◆ Task brief
Transcribe only the lines of the listing below from the one holding "Generate a Python" through the one holding "plt.rcParams['font.family'] = ['Liberation", inclusive, without any change.

◆ Material provided
________
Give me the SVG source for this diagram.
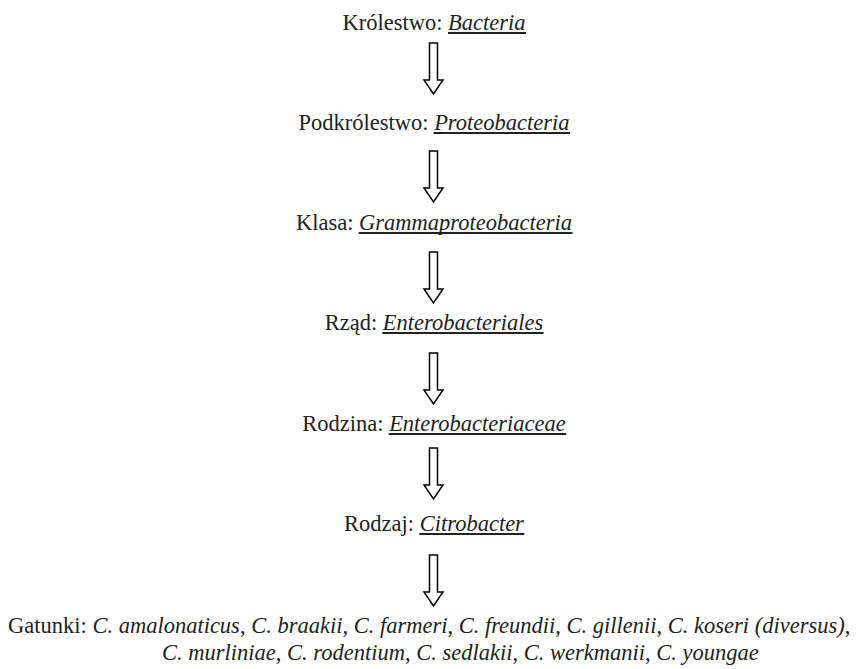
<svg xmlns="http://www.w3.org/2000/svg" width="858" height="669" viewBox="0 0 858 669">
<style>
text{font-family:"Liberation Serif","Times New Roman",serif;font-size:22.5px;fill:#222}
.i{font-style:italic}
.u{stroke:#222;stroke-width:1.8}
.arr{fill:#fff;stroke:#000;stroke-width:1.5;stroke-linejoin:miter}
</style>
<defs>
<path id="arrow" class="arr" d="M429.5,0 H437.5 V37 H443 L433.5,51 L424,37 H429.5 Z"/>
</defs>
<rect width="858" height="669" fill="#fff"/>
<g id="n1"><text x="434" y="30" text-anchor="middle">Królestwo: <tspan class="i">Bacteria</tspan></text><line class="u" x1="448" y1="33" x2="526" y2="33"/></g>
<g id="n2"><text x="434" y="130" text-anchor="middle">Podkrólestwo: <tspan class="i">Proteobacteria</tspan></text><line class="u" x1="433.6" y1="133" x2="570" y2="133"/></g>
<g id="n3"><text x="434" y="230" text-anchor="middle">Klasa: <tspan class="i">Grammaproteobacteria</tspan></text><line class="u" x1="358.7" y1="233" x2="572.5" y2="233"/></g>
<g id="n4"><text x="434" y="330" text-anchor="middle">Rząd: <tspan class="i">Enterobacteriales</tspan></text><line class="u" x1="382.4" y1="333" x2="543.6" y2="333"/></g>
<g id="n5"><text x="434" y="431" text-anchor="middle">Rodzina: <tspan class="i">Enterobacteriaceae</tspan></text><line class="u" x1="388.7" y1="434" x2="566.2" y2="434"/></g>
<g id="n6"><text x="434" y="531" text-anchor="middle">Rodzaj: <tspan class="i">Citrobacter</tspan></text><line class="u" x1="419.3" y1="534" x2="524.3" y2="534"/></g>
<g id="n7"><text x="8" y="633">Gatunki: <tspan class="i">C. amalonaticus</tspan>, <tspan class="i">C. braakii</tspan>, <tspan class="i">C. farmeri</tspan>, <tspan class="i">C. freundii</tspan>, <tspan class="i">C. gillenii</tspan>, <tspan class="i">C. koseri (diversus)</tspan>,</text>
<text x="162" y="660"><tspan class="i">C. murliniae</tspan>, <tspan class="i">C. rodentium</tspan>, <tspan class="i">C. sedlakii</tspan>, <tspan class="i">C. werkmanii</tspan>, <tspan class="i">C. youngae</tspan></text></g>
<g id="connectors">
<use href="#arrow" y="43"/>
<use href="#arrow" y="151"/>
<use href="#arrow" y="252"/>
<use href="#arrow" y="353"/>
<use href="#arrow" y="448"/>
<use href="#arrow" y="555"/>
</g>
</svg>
________
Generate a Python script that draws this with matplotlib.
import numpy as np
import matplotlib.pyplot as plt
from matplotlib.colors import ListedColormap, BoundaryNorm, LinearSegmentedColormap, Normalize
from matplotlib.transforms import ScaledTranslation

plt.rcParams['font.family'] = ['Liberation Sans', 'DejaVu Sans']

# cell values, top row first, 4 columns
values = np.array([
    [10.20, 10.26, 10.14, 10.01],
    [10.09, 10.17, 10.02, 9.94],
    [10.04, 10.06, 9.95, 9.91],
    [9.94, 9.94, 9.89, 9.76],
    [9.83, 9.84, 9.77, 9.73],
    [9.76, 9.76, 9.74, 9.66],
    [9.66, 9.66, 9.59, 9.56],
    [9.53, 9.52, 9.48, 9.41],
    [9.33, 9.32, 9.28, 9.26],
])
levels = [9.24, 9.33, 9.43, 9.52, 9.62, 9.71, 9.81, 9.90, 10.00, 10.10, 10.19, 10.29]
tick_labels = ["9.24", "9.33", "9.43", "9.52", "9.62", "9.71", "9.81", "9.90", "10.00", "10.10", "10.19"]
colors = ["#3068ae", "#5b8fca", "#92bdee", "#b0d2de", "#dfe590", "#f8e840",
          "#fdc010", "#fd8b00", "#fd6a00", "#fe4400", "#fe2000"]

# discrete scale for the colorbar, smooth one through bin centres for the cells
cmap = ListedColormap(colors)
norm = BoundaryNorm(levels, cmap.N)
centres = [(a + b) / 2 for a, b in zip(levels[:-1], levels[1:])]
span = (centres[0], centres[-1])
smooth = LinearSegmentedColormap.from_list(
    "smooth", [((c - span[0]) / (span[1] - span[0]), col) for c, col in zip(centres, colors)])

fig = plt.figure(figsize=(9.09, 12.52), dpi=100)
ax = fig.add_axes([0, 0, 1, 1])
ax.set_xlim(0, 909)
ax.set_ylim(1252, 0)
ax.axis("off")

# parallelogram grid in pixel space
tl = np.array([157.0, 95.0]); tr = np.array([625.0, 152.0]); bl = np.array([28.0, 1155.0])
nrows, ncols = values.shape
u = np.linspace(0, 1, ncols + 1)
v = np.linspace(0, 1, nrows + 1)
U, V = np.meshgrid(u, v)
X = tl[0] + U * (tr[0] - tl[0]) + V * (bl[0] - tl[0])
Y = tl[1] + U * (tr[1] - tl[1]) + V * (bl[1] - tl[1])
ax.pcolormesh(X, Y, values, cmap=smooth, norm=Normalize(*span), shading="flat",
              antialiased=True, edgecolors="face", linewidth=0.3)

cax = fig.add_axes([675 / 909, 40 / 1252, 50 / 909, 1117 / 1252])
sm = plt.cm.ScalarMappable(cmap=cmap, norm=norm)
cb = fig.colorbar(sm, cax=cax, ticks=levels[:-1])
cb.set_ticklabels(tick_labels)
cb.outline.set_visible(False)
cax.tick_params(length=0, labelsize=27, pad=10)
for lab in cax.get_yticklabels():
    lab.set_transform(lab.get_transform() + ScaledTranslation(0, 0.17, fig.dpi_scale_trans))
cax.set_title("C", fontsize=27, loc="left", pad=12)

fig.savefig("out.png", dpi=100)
________
◆ Task result
Generate a Python script that draws this with matplotlib.
import numpy as np
import matplotlib.pyplot as plt
from matplotlib.colors import ListedColormap, BoundaryNorm, LinearSegmentedColormap, Normalize
from matplotlib.transforms import ScaledTranslation

plt.rcParams['font.family'] = ['Liberation Sans', 'DejaVu Sans']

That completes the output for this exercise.